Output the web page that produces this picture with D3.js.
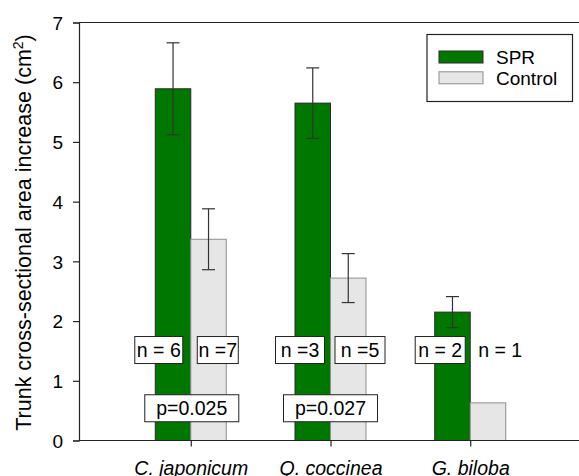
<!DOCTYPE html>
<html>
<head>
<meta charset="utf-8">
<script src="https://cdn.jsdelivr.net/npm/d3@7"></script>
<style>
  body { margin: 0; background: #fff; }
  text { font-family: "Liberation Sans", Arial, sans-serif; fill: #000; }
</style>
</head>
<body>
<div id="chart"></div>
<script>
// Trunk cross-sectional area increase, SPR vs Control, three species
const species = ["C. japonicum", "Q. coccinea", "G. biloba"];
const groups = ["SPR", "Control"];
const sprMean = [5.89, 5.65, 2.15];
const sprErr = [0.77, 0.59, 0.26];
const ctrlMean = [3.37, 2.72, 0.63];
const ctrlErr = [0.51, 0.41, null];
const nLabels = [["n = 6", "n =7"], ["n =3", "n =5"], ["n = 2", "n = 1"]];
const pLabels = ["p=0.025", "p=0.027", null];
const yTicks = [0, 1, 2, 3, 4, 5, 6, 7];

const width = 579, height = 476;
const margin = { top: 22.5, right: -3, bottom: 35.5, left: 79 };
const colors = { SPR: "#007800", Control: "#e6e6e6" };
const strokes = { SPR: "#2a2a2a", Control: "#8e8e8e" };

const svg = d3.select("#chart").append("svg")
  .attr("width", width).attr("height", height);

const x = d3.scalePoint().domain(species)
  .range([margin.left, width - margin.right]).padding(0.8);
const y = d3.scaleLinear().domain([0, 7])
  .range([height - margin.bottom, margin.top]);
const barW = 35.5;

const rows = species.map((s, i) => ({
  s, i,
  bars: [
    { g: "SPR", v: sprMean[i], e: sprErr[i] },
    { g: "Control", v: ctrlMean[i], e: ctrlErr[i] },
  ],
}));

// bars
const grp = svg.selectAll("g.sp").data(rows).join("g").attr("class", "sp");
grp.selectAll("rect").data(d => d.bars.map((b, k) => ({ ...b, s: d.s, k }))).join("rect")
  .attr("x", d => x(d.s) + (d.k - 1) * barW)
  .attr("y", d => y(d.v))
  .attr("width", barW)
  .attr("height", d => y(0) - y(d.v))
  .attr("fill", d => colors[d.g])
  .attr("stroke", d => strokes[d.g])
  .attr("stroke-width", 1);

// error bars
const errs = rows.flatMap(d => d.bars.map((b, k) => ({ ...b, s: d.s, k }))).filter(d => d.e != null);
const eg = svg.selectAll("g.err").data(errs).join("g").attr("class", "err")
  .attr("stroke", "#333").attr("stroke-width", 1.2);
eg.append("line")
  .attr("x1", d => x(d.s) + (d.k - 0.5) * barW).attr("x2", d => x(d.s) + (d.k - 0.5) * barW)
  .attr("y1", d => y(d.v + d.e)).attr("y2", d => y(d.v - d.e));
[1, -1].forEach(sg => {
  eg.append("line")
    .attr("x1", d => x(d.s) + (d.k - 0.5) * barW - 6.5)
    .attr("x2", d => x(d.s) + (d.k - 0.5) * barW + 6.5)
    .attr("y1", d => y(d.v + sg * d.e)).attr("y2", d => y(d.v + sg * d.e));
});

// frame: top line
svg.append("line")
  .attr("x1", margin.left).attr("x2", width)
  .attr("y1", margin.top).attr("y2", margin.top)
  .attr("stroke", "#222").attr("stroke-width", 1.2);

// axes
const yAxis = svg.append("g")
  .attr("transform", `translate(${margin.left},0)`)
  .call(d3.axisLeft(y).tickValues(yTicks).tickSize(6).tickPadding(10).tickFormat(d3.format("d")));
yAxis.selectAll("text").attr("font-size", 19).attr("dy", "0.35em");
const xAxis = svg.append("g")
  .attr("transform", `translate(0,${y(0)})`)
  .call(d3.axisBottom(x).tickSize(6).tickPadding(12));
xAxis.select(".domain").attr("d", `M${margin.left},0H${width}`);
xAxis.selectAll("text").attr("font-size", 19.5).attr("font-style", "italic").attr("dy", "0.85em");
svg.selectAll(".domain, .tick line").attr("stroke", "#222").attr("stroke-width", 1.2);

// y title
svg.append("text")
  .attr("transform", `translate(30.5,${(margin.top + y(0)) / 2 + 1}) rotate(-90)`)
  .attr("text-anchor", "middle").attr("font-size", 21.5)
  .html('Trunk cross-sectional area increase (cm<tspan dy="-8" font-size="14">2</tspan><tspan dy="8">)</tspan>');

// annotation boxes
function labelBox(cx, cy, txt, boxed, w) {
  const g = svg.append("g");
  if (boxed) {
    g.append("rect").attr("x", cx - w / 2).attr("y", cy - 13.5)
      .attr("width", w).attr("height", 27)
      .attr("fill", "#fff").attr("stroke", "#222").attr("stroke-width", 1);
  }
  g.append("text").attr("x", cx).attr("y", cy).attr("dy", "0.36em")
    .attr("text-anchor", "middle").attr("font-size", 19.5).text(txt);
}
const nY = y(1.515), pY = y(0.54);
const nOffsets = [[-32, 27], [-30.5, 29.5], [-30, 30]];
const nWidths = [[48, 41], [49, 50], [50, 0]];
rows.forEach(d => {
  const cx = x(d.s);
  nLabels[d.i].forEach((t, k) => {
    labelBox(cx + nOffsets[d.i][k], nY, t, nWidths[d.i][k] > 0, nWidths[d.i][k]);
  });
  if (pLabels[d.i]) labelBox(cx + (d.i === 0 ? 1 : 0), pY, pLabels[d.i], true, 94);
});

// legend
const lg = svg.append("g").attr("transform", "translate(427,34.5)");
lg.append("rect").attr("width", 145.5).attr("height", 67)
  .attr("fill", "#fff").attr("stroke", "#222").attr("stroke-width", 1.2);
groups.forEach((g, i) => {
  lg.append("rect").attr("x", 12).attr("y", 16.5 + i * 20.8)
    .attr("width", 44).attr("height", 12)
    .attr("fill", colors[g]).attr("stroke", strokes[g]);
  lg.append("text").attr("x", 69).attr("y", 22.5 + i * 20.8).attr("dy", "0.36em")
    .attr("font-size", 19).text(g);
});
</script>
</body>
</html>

┄┄┄┄┄┄

* SHORT TASK *
In the copy, include no pictures; restate the listing above exactly.

* SOLUTION FOR THIS EXERCISE *
Output the web page that produces this picture with D3.js.
<!DOCTYPE html>
<html>
<head>
<meta charset="utf-8">
<script src="https://cdn.jsdelivr.net/npm/d3@7"></script>
<style>
  body { margin: 0; background: #fff; }
  text { font-family: "Liberation Sans", Arial, sans-serif; fill: #000; }
</style>
</head>
<body>
<div id="chart"></div>
<script>
// Trunk cross-sectional area increase, SPR vs Control, three species
const species = ["C. japonicum", "Q. coccinea", "G. biloba"];
const groups = ["SPR", "Control"];
const sprMean = [5.89, 5.65, 2.15];
const sprErr = [0.77, 0.59, 0.26];
const ctrlMean = [3.37, 2.72, 0.63];
const ctrlErr = [0.51, 0.41, null];
const nLabels = [["n = 6", "n =7"], ["n =3", "n =5"], ["n = 2", "n = 1"]];
const pLabels = ["p=0.025", "p=0.027", null];
const yTicks = [0, 1, 2, 3, 4, 5, 6, 7];

const width = 579, height = 476;
const margin = { top: 22.5, right: -3, bottom: 35.5, left: 79 };
const colors = { SPR: "#007800", Control: "#e6e6e6" };
const strokes = { SPR: "#2a2a2a", Control: "#8e8e8e" };

const svg = d3.select("#chart").append("svg")
  .attr("width", width).attr("height", height);

const x = d3.scalePoint().domain(species)
  .range([margin.left, width - margin.right]).padding(0.8);
const y = d3.scaleLinear().domain([0, 7])
  .range([height - margin.bottom, margin.top]);
const barW = 35.5;

const rows = species.map((s, i) => ({
  s, i,
  bars: [
    { g: "SPR", v: sprMean[i], e: sprErr[i] },
    { g: "Control", v: ctrlMean[i], e: ctrlErr[i] },
  ],
}));

// bars
const grp = svg.selectAll("g.sp").data(rows).join("g").attr("class", "sp");
grp.selectAll("rect").data(d => d.bars.map((b, k) => ({ ...b, s: d.s, k }))).join("rect")
  .attr("x", d => x(d.s) + (d.k - 1) * barW)
  .attr("y", d => y(d.v))
  .attr("width", barW)
  .attr("height", d => y(0) - y(d.v))
  .attr("fill", d => colors[d.g])
  .attr("stroke", d => strokes[d.g])
  .attr("stroke-width", 1);

// error bars
const errs = rows.flatMap(d => d.bars.map((b, k) => ({ ...b, s: d.s, k }))).filter(d => d.e != null);
const eg = svg.selectAll("g.err").data(errs).join("g").attr("class", "err")
  .attr("stroke", "#333").attr("stroke-width", 1.2);
eg.append("line")
  .attr("x1", d => x(d.s) + (d.k - 0.5) * barW).attr("x2", d => x(d.s) + (d.k - 0.5) * barW)
  .attr("y1", d => y(d.v + d.e)).attr("y2", d => y(d.v - d.e));
[1, -1].forEach(sg => {
  eg.append("line")
    .attr("x1", d => x(d.s) + (d.k - 0.5) * barW - 6.5)
    .attr("x2", d => x(d.s) + (d.k - 0.5) * barW + 6.5)
    .attr("y1", d => y(d.v + sg * d.e)).attr("y2", d => y(d.v + sg * d.e));
});

// frame: top line
svg.append("line")
  .attr("x1", margin.left).attr("x2", width)
  .attr("y1", margin.top).attr("y2", margin.top)
  .attr("stroke", "#222").attr("stroke-width", 1.2);

// axes
const yAxis = svg.append("g")
  .attr("transform", `translate(${margin.left},0)`)
  .call(d3.axisLeft(y).tickValues(yTicks).tickSize(6).tickPadding(10).tickFormat(d3.format("d")));
yAxis.selectAll("text").attr("font-size", 19).attr("dy", "0.35em");
const xAxis = svg.append("g")
  .attr("transform", `translate(0,${y(0)})`)
  .call(d3.axisBottom(x).tickSize(6).tickPadding(12));
xAxis.select(".domain").attr("d", `M${margin.left},0H${width}`);
xAxis.selectAll("text").attr("font-size", 19.5).attr("font-style", "italic").attr("dy", "0.85em");
svg.selectAll(".domain, .tick line").attr("stroke", "#222").attr("stroke-width", 1.2);

// y title
svg.append("text")
  .attr("transform", `translate(30.5,${(margin.top + y(0)) / 2 + 1}) rotate(-90)`)
  .attr("text-anchor", "middle").attr("font-size", 21.5)
  .html('Trunk cross-sectional area increase (cm<tspan dy="-8" font-size="14">2</tspan><tspan dy="8">)</tspan>');

// annotation boxes
function labelBox(cx, cy, txt, boxed, w) {
  const g = svg.append("g");
  if (boxed) {
    g.append("rect").attr("x", cx - w / 2).attr("y", cy - 13.5)
      .attr("width", w).attr("height", 27)
      .attr("fill", "#fff").attr("stroke", "#222").attr("stroke-width", 1);
  }
  g.append("text").attr("x", cx).attr("y", cy).attr("dy", "0.36em")
    .attr("text-anchor", "middle").attr("font-size", 19.5).text(txt);
}
const nY = y(1.515), pY = y(0.54);
const nOffsets = [[-32, 27], [-30.5, 29.5], [-30, 30]];
const nWidths = [[48, 41], [49, 50], [50, 0]];
rows.forEach(d => {
  const cx = x(d.s);
  nLabels[d.i].forEach((t, k) => {
    labelBox(cx + nOffsets[d.i][k], nY, t, nWidths[d.i][k] > 0, nWidths[d.i][k]);
  });
  if (pLabels[d.i]) labelBox(cx + (d.i === 0 ? 1 : 0), pY, pLabels[d.i], true, 94);
});

// legend
const lg = svg.append("g").attr("transform", "translate(427,34.5)");
lg.append("rect").attr("width", 145.5).attr("height", 67)
  .attr("fill", "#fff").attr("stroke", "#222").attr("stroke-width", 1.2);
groups.forEach((g, i) => {
  lg.append("rect").attr("x", 12).attr("y", 16.5 + i * 20.8)
    .attr("width", 44).attr("height", 12)
    .attr("fill", colors[g]).attr("stroke", strokes[g]);
  lg.append("text").attr("x", 69).attr("y", 22.5 + i * 20.8).attr("dy", "0.36em")
    .attr("font-size", 19).text(g);
});
</script>
</body>
</html>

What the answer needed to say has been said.